Exercise materials ->
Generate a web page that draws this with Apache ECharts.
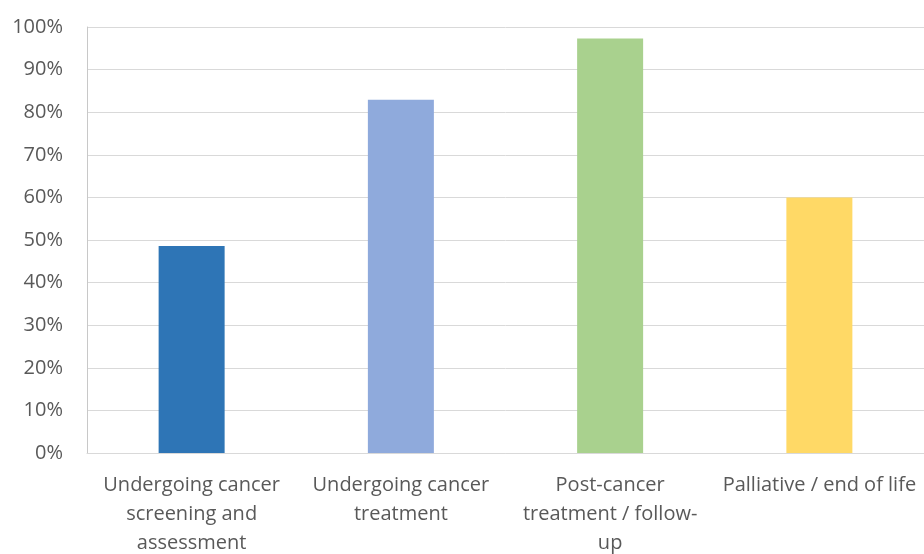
<!DOCTYPE html>
<html>
<head>
<meta charset="utf-8">
<script src="https://cdn.jsdelivr.net/npm/echarts@6/dist/echarts.min.js"></script>
<style>
  html, body { margin: 0; padding: 0; background: #ffffff; }
  #chart { width: 924px; height: 554px; }
</style>
</head>
<body>
<div id="chart"></div>
<script>
// Care stage categories and their tick labels (wrapped as shown under the axis)
const categories = [
  'Undergoing cancer screening and assessment',
  'Undergoing cancer treatment',
  'Post-cancer treatment / follow-up',
  'Palliative / end of life'
];
const tickLabels = [
  'Undergoing cancer\nscreening and\nassessment',
  'Undergoing cancer\ntreatment',
  'Post-cancer\ntreatment / follow-\nup',
  'Palliative / end of life'
];
// Share of respondents (%)
const values = [48.6, 82.9, 97.3, 60.0];
const barColors = ['#2E75B6', '#8FAADC', '#A9D18E', '#FFD966'];
const yTicks = { min: 0, max: 100, interval: 10 };

const chart = echarts.init(document.getElementById('chart'));
chart.setOption({
  animation: false,
  textStyle: { fontFamily: '"Open Sans", sans-serif' },
  grid: { left: 87, right: 0, top: 27, bottom: 101, containLabel: false, outerBoundsMode: 'none' },
  xAxis: {
    type: 'category',
    data: categories,
    axisLine: { show: true, lineStyle: { color: '#d9d9d9', width: 1 } },
    axisTick: { show: false },
    axisLabel: {
      interval: 0,
      margin: 18,
      color: '#595959',
      fontSize: 20,
      lineHeight: 29,
      fontFamily: '"Open Sans", sans-serif',
      formatter: (v, i) => tickLabels[i]
    }
  },
  yAxis: {
    type: 'value',
    min: yTicks.min,
    max: yTicks.max,
    interval: yTicks.interval,
    axisLine: { show: true, lineStyle: { color: '#c8c8c8', width: 1 } },
    axisTick: { show: false },
    splitLine: { show: true, lineStyle: { color: '#d9d9d9', width: 1 } },
    axisLabel: {
      color: '#595959',
      fontSize: 20,
      margin: 24,
      fontFamily: '"Open Sans", sans-serif',
      formatter: '{value}%'
    }
  },
  series: [{
    type: 'bar',
    barWidth: 66,
    data: values.map((v, i) => ({ value: v, itemStyle: { color: barColors[i] } }))
  }]
});
</script>
</body>
</html>
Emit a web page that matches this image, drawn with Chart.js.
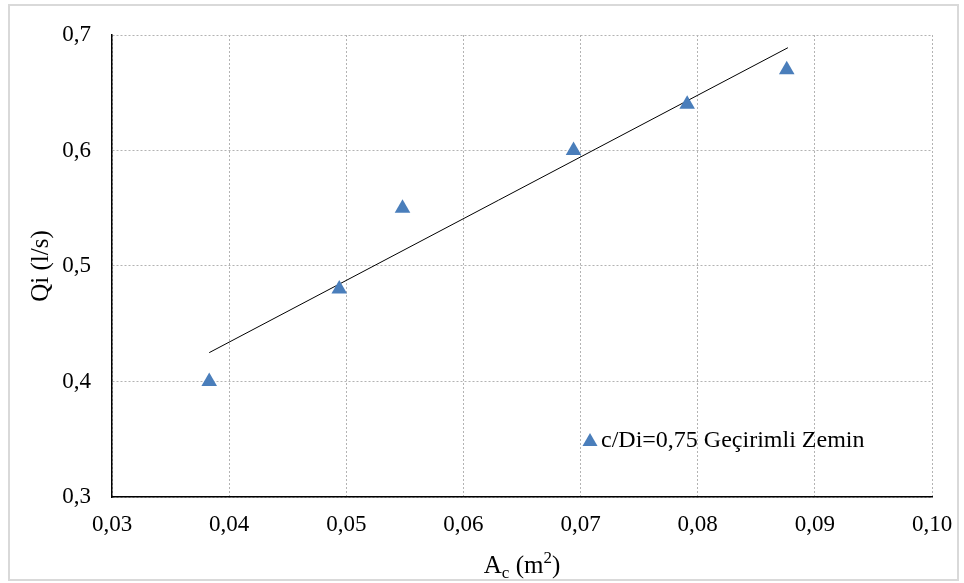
<!DOCTYPE html>
<html>
<head>
<meta charset="utf-8">
<script src="https://cdn.jsdelivr.net/npm/chart.js@4.4.0/dist/chart.umd.min.js"></script>
<style>
  html, body { margin: 0; padding: 0; background: #fff; }
  #wrap { width: 964px; height: 583px; position: relative; }
</style>
</head>
<body>
<div id="wrap"><canvas id="myChart"></canvas></div>
<script>
// Data
const areaValues = [0.0383, 0.0494, 0.0548, 0.0694, 0.0791, 0.0876]; // Ac (m2)
const flowValues = [0.40, 0.48, 0.55, 0.60, 0.64, 0.67]; // Qi (l/s)
const trendX = [0.0383, 0.0877];
const trendY = [0.425, 0.689];
const seriesLabel = 'c/Di=0,75 Geçirimli Zemin';

const serif = "'Liberation Serif', 'Times New Roman', serif";
const markerColor = '#4a7ebb';

// Frame around the whole chart, the A_c (m^2) title and the legend
const decorPlugin = {
    id: 'decor',
    beforeDraw(chart) {
        const c = chart.ctx;
        c.save();
        c.fillStyle = '#fff';
        c.fillRect(0, 0, chart.width, chart.height);
        c.strokeStyle = '#d9d9d9';
        c.lineWidth = 2;
        c.strokeRect(9, 5, 949, 575);
        c.restore();
    },
    afterDraw(chart) {
        const c = chart.ctx;
        const area = chart.chartArea;
        c.save();
        c.fillStyle = '#000';
        c.textBaseline = 'alphabetic';
        c.textAlign = 'left';
        // x title: A_c (m^2)
        const base = 573;
        const big = '25px ' + serif, small = '17px ' + serif;
        c.font = big;
        const wA = c.measureText('A').width;
        const wm = c.measureText(' (m').width;
        const wp = c.measureText(')').width;
        c.font = small;
        const wc = c.measureText('c').width;
        const w2 = c.measureText('2').width;
        let x = (area.left + area.right) / 2 - (wA + wc + wm + w2 + wp) / 2;
        c.font = big;
        c.fillText('A', x, base); x += wA;
        c.font = small;
        c.fillText('c', x, base + 5); x += wc;
        c.font = big;
        c.fillText(' (m', x, base); x += wm;
        c.font = small;
        c.fillText('2', x, base - 10); x += w2;
        c.font = big;
        c.fillText(')', x, base);

        // legend inside the plot
        const lx = 590, ly = 440;
        c.fillStyle = markerColor;
        c.beginPath();
        c.moveTo(lx, ly - 7);
        c.lineTo(lx + 7.5, ly + 6);
        c.lineTo(lx - 7.5, ly + 6);
        c.closePath();
        c.fill();
        c.fillStyle = '#000';
        c.font = '24px ' + serif;
        c.textBaseline = 'middle';
        c.fillText(seriesLabel, lx + 11, ly + 1);
        c.restore();
    }
};

let ctx = document.getElementById('myChart').getContext('2d');
let myChart = new Chart(ctx, {
    type: 'scatter',
    data: {
        datasets: [
            {
                label: seriesLabel,
                data: areaValues.map((v, i) => ({ x: v, y: flowValues[i] })),
                pointStyle: 'triangle',
                pointRadius: 9,
                backgroundColor: markerColor,
                borderColor: markerColor,
                borderWidth: 0,
                order: 1
            },
            {
                label: 'trend',
                type: 'line',
                data: trendX.map((v, i) => ({ x: v, y: trendY[i] })),
                borderColor: '#000',
                borderWidth: 1,
                pointRadius: 0,
                fill: false,
                order: 2
            }
        ]
    },
    options: {
        responsive: true,
        maintainAspectRatio: false,
        animation: false,
        layout: {
            padding: { left: 26, top: 35, right: 32, bottom: 0 }
        },
        plugins: {
            legend: { display: false },
            tooltip: { enabled: false }
        },
        scales: {
            x: {
                type: 'linear',
                min: 0.03,
                max: 0.10,
                ticks: {
                    stepSize: 0.01,
                    padding: 14,
                    color: '#000',
                    font: { family: serif, size: 23 },
                    callback: function(value) {
                        return value.toFixed(2).replace('.', ',');
                    }
                },
                grid: {
                    color: '#b3b3b3',
                    lineWidth: 1,
                    drawTicks: false
                },
                border: { color: '#000', width: 1.5, dash: [2, 2] },
                afterFit: function(scale) {
                    scale.height = 86;
                    scale.paddingRight = 0;
                    scale.paddingLeft = 0;
                }
            },
            y: {
                type: 'linear',
                min: 0.3,
                max: 0.7,
                ticks: {
                    stepSize: 0.1,
                    padding: 21,
                    color: '#000',
                    font: { family: serif, size: 23 },
                    callback: function(value) {
                        return value.toFixed(1).replace('.', ',');
                    }
                },
                title: {
                    display: true,
                    text: 'Qi (l/s)',
                    color: '#000',
                    font: { family: serif, size: 25 },
                    padding: { top: 0, bottom: 0 }
                },
                grid: {
                    color: '#b3b3b3',
                    lineWidth: 1,
                    drawTicks: false
                },
                border: { color: '#000', width: 1.5, dash: [2, 2] },
                afterFit: function(scale) {
                    scale.width = 112 - 26;
                    scale.paddingTop = 0;
                    scale.paddingBottom = 0;
                }
            }
        }
    },
    plugins: [decorPlugin]
});
</script>
</body>
</html>
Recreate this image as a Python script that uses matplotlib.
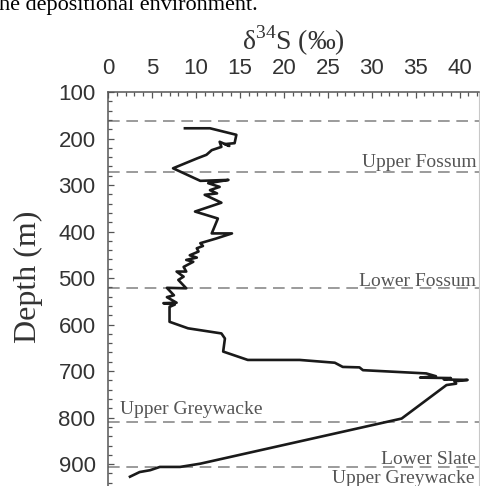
import matplotlib.pyplot as plt
from matplotlib.ticker import MultipleLocator

plt.rcParams['mathtext.fontset'] = 'custom'
plt.rcParams['mathtext.rm'] = 'Liberation Serif'

# d34S profile (per mil vs depth in m)
d34s = [8.75, 11.6, 14.6, 14.4, 13.3, 13.8, 12.7, 12.9, 11.8, 11.2, 10.1, 7.4,
        10.5, 13.7, 11.4, 12.7, 11.6, 12.4, 11.0, 12.9, 9.9, 12.5, 11.8, 14.1,
        12.3, 10.5, 10.8, 10.1, 10.3, 9.3, 10.1, 8.9, 9.7, 8.6, 8.9, 7.8, 8.6,
        8.0, 8.9, 6.7, 7.5, 6.7, 7.8, 6.3, 7.6, 7.0, 7.0, 9.1, 12.9, 13.3, 13.1,
        15.9, 21.8, 25.8, 26.7, 28.6, 29.0, 36.2, 37.3, 35.5, 39.0, 38.2, 40.9,
        39.4, 39.6, 38.5, 33.4, 10.5, 8.2, 5.9, 4.8, 3.6, 2.5]
depth = [178, 178, 192, 210, 212, 216, 207, 218, 225, 235, 243, 264,
         291, 289, 296, 304, 311, 318, 321, 338, 357, 372, 404, 404,
         415, 425, 431, 436, 443, 451, 456, 461, 465, 476, 486, 486, 497,
         504, 522, 521, 537, 541, 553, 554, 557, 562, 594, 608, 619, 630, 658,
         676, 676, 682, 691, 692, 698, 705, 711, 714, 715, 718, 719,
         722, 727, 730, 802, 899, 906, 906, 913, 917, 927]

# unit boundaries
boundaries = [163, 273, 522, 810, 906]
units = ["Upper Fossum", "Lower Fossum", "Upper Greywacke", "Lower Slate", "Upper Greywacke"]
unit_pos = [(41.9, 262, 'right'), (41.9, 516, 'right'), (1.4, 793, 'left'),
            (41.9, 900, 'right'), (41.7, 941, 'right')]

fig = plt.figure(figsize=(4.81, 4.86), dpi=100)
ax = fig.add_axes([108/481, 0, 371/481, 1 - 92/486])

for b in boundaries:
    ax.axhline(b, color='#8a8a8a', lw=1.2, linestyle=(0, (7, 4)), zorder=1)

ax.plot(d34s, depth, color='#1a1a1a', lw=1.9, zorder=3)

for name, (x, y, ha) in zip(units, unit_pos):
    ax.text(x, y, name, ha=ha, va='baseline', fontsize=14,
            family='Liberation Serif', color='#555555')

ax.set_xlim(0, 42.2)
ax.set_ylim(947, 100)
ax.xaxis.set_major_locator(MultipleLocator(5))
ax.xaxis.set_minor_locator(MultipleLocator(1))
ax.yaxis.set_major_locator(MultipleLocator(100))
ax.yaxis.set_minor_locator(MultipleLocator(20))
ax.xaxis.tick_top()
ax.tick_params(which='both', direction='in', color='#555555', width=0.9,
               labelsize=16, labelcolor='#333333', pad=9)
ax.tick_params(which='major', length=4.5)
ax.tick_params(which='minor', length=3)
ax.tick_params(axis='x', which='both', bottom=False, top=True)
ax.tick_params(axis='y', which='both', right=False)
for lab in ax.get_xticklabels() + ax.get_yticklabels():
    lab.set_family('Liberation Sans')

ax.spines['bottom'].set_visible(False)
ax.spines['left'].set_color('#555555')
ax.spines['top'].set_color('#555555')
ax.spines['left'].set_linewidth(1.1)
ax.spines['top'].set_linewidth(1.1)
ax.spines['right'].set_color('#c8c8c8')
ax.spines['right'].set_linewidth(0.8)

ax.xaxis.set_label_position('top')
ax.set_xlabel(r"δ$^{\mathrm{34}}$S (‰)", fontsize=20, family='Liberation Serif',
              color='#333333', labelpad=6)
ax.set_ylabel("Depth (m)", fontsize=23, family='Liberation Serif', color='#333333')
ax.yaxis.set_label_coords(-0.175, 0.53)

fig.text(-0.002, 1 - 10/486, "he depositional environment.", fontsize=16,
         family='Liberation Serif', color='black', ha='left', va='baseline')

fig.savefig('out.png', dpi=100)
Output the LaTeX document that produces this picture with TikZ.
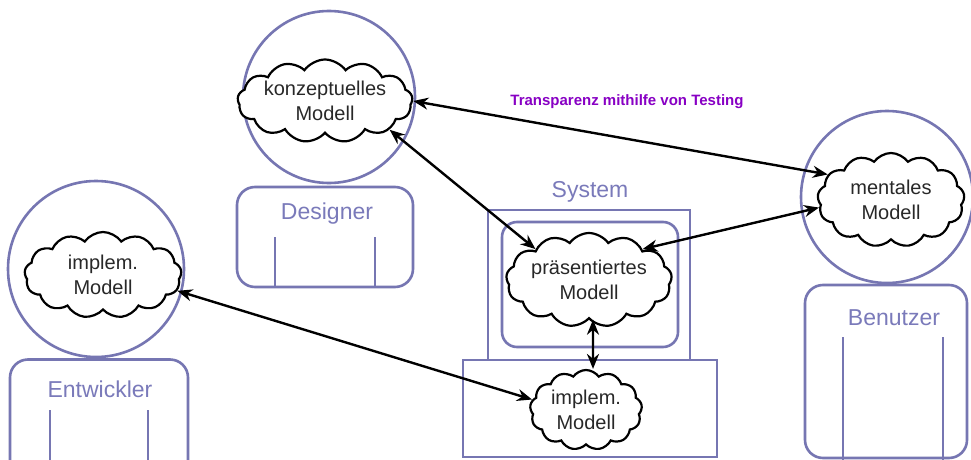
\documentclass[tikz,border=0pt]{standalone}
\usepackage{fontspec}
\setmainfont{Liberation Sans}
\usetikzlibrary{shapes.symbols,arrows.meta,calc}
\definecolor{slate}{RGB}{118,118,178}
\definecolor{slatetext}{RGB}{122,122,186}
\definecolor{purp}{RGB}{136,0,196}
\definecolor{cloudtext}{RGB}{40,40,40}
\begin{document}
\begin{tikzpicture}[x=1pt,y=-1pt,
  head/.style={draw=slate,line width=2.6pt,circle,inner sep=0pt},
  body/.style={draw=slate,line width=2.6pt,rounded corners=18pt,inner sep=0pt},
  sysbox/.style={draw=slate,line width=2.6pt,inner sep=0pt},
  leg/.style={draw=slate,line width=2.6pt},
  lbl/.style={text=slatetext,font=\fontsize{23}{26}\selectfont},
  thought/.style={draw=black,line width=2.2pt,fill=white,cloud,cloud puffs=13,cloud puff arc=110,
    cloud ignores aspect,inner sep=0pt,align=center,text=cloudtext,
    font=\fontsize{20}{25}\selectfont},
  link/.style={draw=black,line width=2.4pt,{Stealth[length=15pt,width=12pt]}-{Stealth[length=15pt,width=12pt]}}
]
\clip (0,0) rectangle (971,460);
\fill[white] (0,0) rectangle (971,460);

% Designer
\node[body,minimum width=176pt,minimum height=100pt] (dBody) at (325,237) {};
\node[head,fill=white,minimum size=172pt] (dHead) at (329,97) {};
\node[lbl] (dLbl) at (327,214) {Designer};
\draw[leg] (275,237) -- (275,287);
\draw[leg] (375,237) -- (375,287);

% Entwickler
\node[body,minimum width=178pt,minimum height=125pt] (eBody) at (99,422) {};
\node[head,fill=white,minimum size=176pt] (eHead) at (96,269) {};
\node[lbl] (eLbl) at (100,389) {Entwickler};
\draw[leg] (50,410) -- (50,470);
\draw[leg] (148,410) -- (148,470);

% Benutzer
\node[body,minimum width=162pt,minimum height=173pt] (bBody) at (886,371.5) {};
\node[head,fill=white,minimum size=172pt] (bHead) at (887,197) {};
\node[lbl] (bLbl) at (894,318) {Benutzer};
\draw[leg] (843,337) -- (843,470);
\draw[leg] (943,337) -- (943,470);

% System
\node[lbl] (sLbl) at (590,192) {System};
\node[sysbox,minimum width=202pt,minimum height=150pt] (screen) at (589,285) {};
\node[sysbox,rounded corners=15pt,minimum width=176pt,minimum height=125pt] (inner) at (590,284.5) {};
\node[sysbox,fill=white,minimum width=254pt,minimum height=97pt] (base) at (590,408.5) {};

% clouds
\node[thought,minimum width=145pt,minimum height=83pt] (konz) at (325,101) {konzeptuelles\\Modell};
\node[thought,minimum width=157pt,minimum height=86pt] (impl1) at (103,275) {implem.\\Modell};
\node[thought,minimum width=147pt,minimum height=94pt] (ment) at (891,200) {mentales\\Modell};
\node[thought,minimum width=148pt,minimum height=94pt] (praes) at (589,280) {präsentiertes\\Modell};
\node[thought,minimum width=112pt,minimum height=80pt] (impl2) at (586,410) {implem.\\Modell};

% label
\node[text=purp,font=\fontsize{15}{18}\selectfont\bfseries] (trans) at (627,102) {Transparenz mithilfe von Testing};

% connectors
\draw[link] (konz.east) -- (ment.158);
\draw[link] (konz.-24) -- (praes.150);
\draw[link] (ment.186) -- (praes.30);
\draw[link] (impl1.-12) -- (impl2.169);
\draw[link] ([xshift=4pt]praes.south) -- ([xshift=7pt]impl2.north);
\end{tikzpicture}
\end{document}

Exercise goal -> Exactly as they appear, print the lines of the listing above from its first line through the line that contains "100, interval: 10", minus the pictures.

Solution to the problem ->
Generate a web page that draws this with Apache ECharts.
<!DOCTYPE html>
<html>
<head>
<meta charset="utf-8">
<script src="https://cdn.jsdelivr.net/npm/echarts@6/dist/echarts.min.js"></script>
<style>
  html, body { margin: 0; padding: 0; background: #ffffff; }
  #chart { width: 924px; height: 554px; }
</style>
</head>
<body>
<div id="chart"></div>
<script>
// Care stage categories and their tick labels (wrapped as shown under the axis)
const categories = [
  'Undergoing cancer screening and assessment',
  'Undergoing cancer treatment',
  'Post-cancer treatment / follow-up',
  'Palliative / end of life'
];
const tickLabels = [
  'Undergoing cancer\nscreening and\nassessment',
  'Undergoing cancer\ntreatment',
  'Post-cancer\ntreatment / follow-\nup',
  'Palliative / end of life'
];
// Share of respondents (%)
const values = [48.6, 82.9, 97.3, 60.0];
const barColors = ['#2E75B6', '#8FAADC', '#A9D18E', '#FFD966'];
const yTicks = { min: 0, max: 100, interval: 10 };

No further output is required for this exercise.